Dopo il clamoroso successo ottenuto all’esordio con Babadook, che ha incassato addirittura il doppio delle sue spese di produzione, Jennifer Kent è tornata dietro la macchina da presa e ha presentato al Festival di Venezia 2018, nel concorso principale, The Nightingale. Un lungometraggio molto atteso, con l’australiana che è l’unica regista donna presente nella selezione principale ed è considerata una delle personalità di spicco della new wave horror. La sua ultima fatica non è propriamente un horror, ma piuttosto un thriller: siamo nella Tasmania del 1825 e Clare, una detenuta irlandese, vuole vendicarsi a ogni costo di un ufficiale britannico che, insieme a due sottoposti, le ha inflitto un terribile atto di violenza. La giovane attraversa la selvaggia foresta insieme alla guida aborigena Billy per portare a termina l’impresa. Lo schiavo a sua volta deve fare i conti con un tragico passato e affronteranno numerosi ostacoli nel corso del loro cammino…

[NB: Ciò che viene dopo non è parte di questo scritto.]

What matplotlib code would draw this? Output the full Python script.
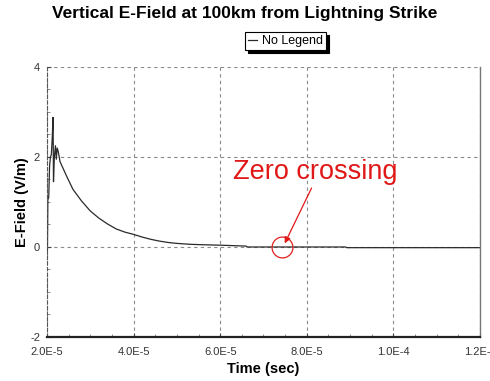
import numpy as np
import matplotlib
matplotlib.use('Agg')
import matplotlib.pyplot as plt
from matplotlib.ticker import AutoMinorLocator, FixedLocator

plt.rcParams['font.family'] = ['Liberation Sans', 'DejaVu Sans']
plt.rcParams['axes.unicode_minus'] = False

# time (sec) and vertical E-field (V/m)
t = np.array([2.000, 2.010, 2.020, 2.040, 2.060, 2.080, 2.100, 2.120, 2.140,
              2.150, 2.170, 2.195, 2.215, 2.235, 2.260, 2.30, 2.45, 2.60,
              2.80, 3.00, 3.20, 3.40, 3.60, 3.80, 4.00, 4.20, 4.40, 4.60,
              4.80, 5.00, 5.30, 5.60, 6.00, 6.60, 6.62, 8.90, 8.92, 12.0]) * 1e-5
efield = [-0.10, -0.05, 1.05, 1.10, 1.80, 2.00, 2.05, 2.40, 2.88,
          1.45, 2.00, 2.25, 1.95, 2.20, 2.12, 1.90, 1.58, 1.28,
          1.02, 0.80, 0.64, 0.51, 0.40, 0.33, 0.28, 0.22, 0.17, 0.13,
          0.10, 0.08, 0.06, 0.05, 0.04, 0.02, 0.0, 0.0, -0.015, -0.015]

xticks = [2.0e-5, 4.0e-5, 6.0e-5, 8.0e-5, 1.0e-4, 1.2e-4]
xtick_labels = ['2.0E-5', '4.0E-5', '6.0E-5', '8.0E-5', '1.0E-4', '1.2E-4']
yticks = [-2, 0, 2, 4]

# zero crossing circle, note and arrow (data coords)
zero_t = 7.42e-5
note_xy = (8.19e-5, 1.67)
arrow_from = (8.11e-5, 1.31)
arrow_to = (7.49e-5, 0.08)

fig = plt.figure(figsize=(4.9, 3.81), dpi=100)
ax = fig.add_axes([0.0959, 0.1155, 0.8837, 0.7087])

ax.plot(t, efield, color='#2a2a2a', lw=0.9, label='No Legend')

ax.set_xlim(2.0e-5, 1.2e-4)
ax.set_ylim(-2, 4)
ax.xaxis.set_major_locator(FixedLocator(xticks))
ax.set_xticklabels(xtick_labels)
ax.set_yticks(yticks)
ax.xaxis.set_minor_locator(AutoMinorLocator(4))
ax.yaxis.set_minor_locator(AutoMinorLocator(4))
ax.tick_params(which='major', direction='in', length=3, labelsize=8,
               colors='#444444', labelcolor='#333333')
ax.tick_params(axis='x', which='major', pad=7)
ax.tick_params(axis='y', which='major', pad=5)
ax.tick_params(which='minor', direction='in', length=2, colors='#777777')

ax.grid(True, which='major', ls=(0, (3, 3)), color='#8a8a8a', lw=0.8)
ax.spines['top'].set_visible(False)
ax.spines['left'].set_linestyle((0, (3, 2)))
ax.spines['left'].set_color('#555555')
ax.spines['right'].set_color('#777777')
ax.spines['right'].set_linewidth(1.0)
ax.spines['bottom'].set_color('#222222')
ax.spines['bottom'].set_linewidth(1.6)

ax.set_xlabel('Time (sec)', fontsize=10.5, fontweight='bold')
ax.set_ylabel('E-Field (V/m)', fontsize=10.5, fontweight='bold')
ax.xaxis.set_label_coords(0.5, -0.092)
ax.yaxis.set_label_coords(-0.042, 0.5)

fig.suptitle('Vertical E-Field at 100km from Lightning Strike',
             x=0.5, y=0.985, fontsize=12.5, fontweight='bold')

leg = fig.legend(loc='center', bbox_to_anchor=(0.583, 0.892), fontsize=9,
                 handlelength=0.7, handletextpad=0.4, borderpad=0.25,
                 fancybox=False, shadow={'color': 'black', 'alpha': 1.0},
                 edgecolor='black', framealpha=1)
leg.get_frame().set_linewidth(0.8)

ax.plot([zero_t], [0], marker='o', ms=15, mfc='none', mec='#e02020', mew=0.9)
ax.text(note_xy[0], note_xy[1], 'Zero crossing', color='#e01818',
        fontsize=19.5, ha='center', va='center')
ax.annotate('', xy=arrow_to, xytext=arrow_from,
            arrowprops=dict(arrowstyle='-|>', color='#e01818', lw=0.9,
                            mutation_scale=9, shrinkA=0, shrinkB=0))

fig.savefig('out.png', dpi=100)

Una storia di violenza raccontata da una prospettiva femminile, ma anche un film di denuncia politica con le violenze perpetrate dai britannici nei confronti del popolo australiano e, in particolare, degli aborigeni. La colonizzazione del Paese oceanico è stata infatti traumatica, con la terra strappata con la forza a chi lì ci è nato e vissuto. Una violenza che troviamo ancora oggi, nel Ventunesimo secolo, e nonostante l’ambientazione ottocentesca possiamo considerarlo tranquillamente e tremendamente attuale. Il sangue non manca, ma da questo punto di vista la Kent fa un passo indietro: i sentimenti e le emozioni della protagonista, l’ottima Aisling Franciosi, catalizzano l’attenzione e la trama si sviluppa attorno a lei e al suo fedele aiutante.



Dal punto di vista prettamente registico, Jennifer Kent fa un salto di qualità rispetto a Babadook: la macchina da presa esplora il malessere e allo stesso tempo la voglia di rivalsa di Clare, disposta a perdere la vita per raggiungere il suo scopo. La fotografia di Radek Ladczuk ammalia l’occhio dello spettatore, mentre tra i punti deboli troviamo sicuramente i costumi di Margot Wilson. Lodevole la scelta di utilizzare dialoghi in tre lingue (inglese, palawa kani e gaelico), così come l’inserimento di numerosi spot divertenti per fare vivere allo spettatore un’altalena di emozioni. Un po’ deludente il finale del film, date le premesse. Ricapitolando, ci troviamo sicuramente di fronte a un buon film, con Jennifer Kent che sembra farsi trascinare dal punto di vista commerciale, distanziandosi da uno spumeggiante esordio indie.